Big Apple clears homeless living on pavements ahead of UNGA

Anjali Sharma

GG News Bureau

NEW YORK, 19th Sept. New York City officials on Sunday cleared out homeless people living on the pavement from the area around Turtle Bay in preparation for the high-level UNGA session which began on Monday Sept 18 through September 26.

The NYC Government is keeping them out of view from the visiting heads of States, leaders and raising the security level.

According to various media reports, dozens of homeless people living under tarps, cardboard boxes, umbrellas and construction sheds for the past entire year along First Avenue, where the UN is located and Second Avenue and the side streets in the area, were out by Sunday evening.

The city officials who were tasked to clear them away were facing a chronic housing crisis compounded by mental health issues that overwhelm the city’s social services.

The streets along luxury hotels where about 150 presidents and prime ministers will be staying during the high-level debate will be cordoned off for security reasons but also spare the VVIPs a sight of the homeless problem in the world’s financial and media capital.

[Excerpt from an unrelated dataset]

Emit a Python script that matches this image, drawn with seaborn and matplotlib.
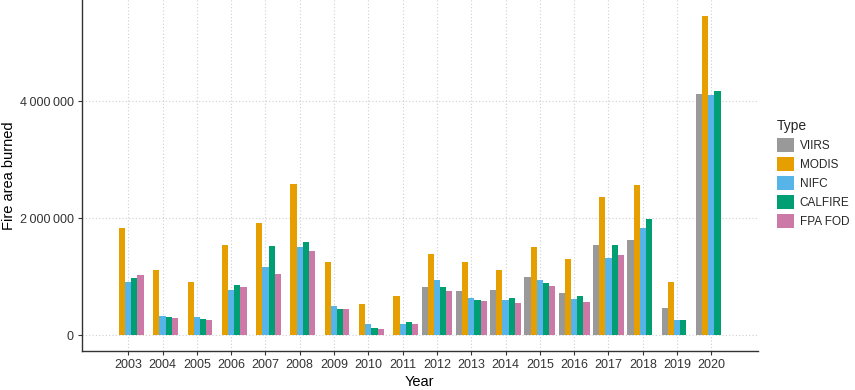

New York City periodically demolishes settlements set up by the city’s poor around the city but these removals are linked to the big UN event.

The New York Police Department will close an area of about 40 hectares that includes the UN under a virtual lockdown every year in September during the high-level meeting.

Only those with the UN pass are allowed to the area with several checkposts placed by UN security, NYPD and federal agents sporting an alphabet soup of agency insignias, before they reach their destination.

Residents and workers in buildings in these areas will have to go through cumbersome security.

The police helicopters will keep watch over the head and police and Coast Guard boats will keep an eagle eye on the East river.

The extra precaution was introduced after a bazooka was fired at the UN by anti-communist Cubans from the other bank of the river while Che Guevera, a Fidel Castro lieutenant, was speaking at the General Assembly in 1964.

It failed to hit the building.

The current sweep of the homeless has been carried out around the UN for security and cosmetic reasons.

City periodically demolishes encampments set up by the poor and homeless people.

The city is supposed to offer those displaced with proper housing.

NYC Comptroller Brad Landler carried out an audit that showed only three of those displaced received the promised hearing.

“So, 99.9 per cent of the folks that were forcibly removed in those sweeps are still homeless,” he told the National Public Radio network, a broadcaster that receives federal funding, in June.

According to reports, in 2022 more than 1,500 encampments, each containing several housing units, were demolished with police deployment.

The settlements referred to euphemistically as encampments are huts and tents set up in public or other vacant land or under bridges or overpasses by the poor and homeless.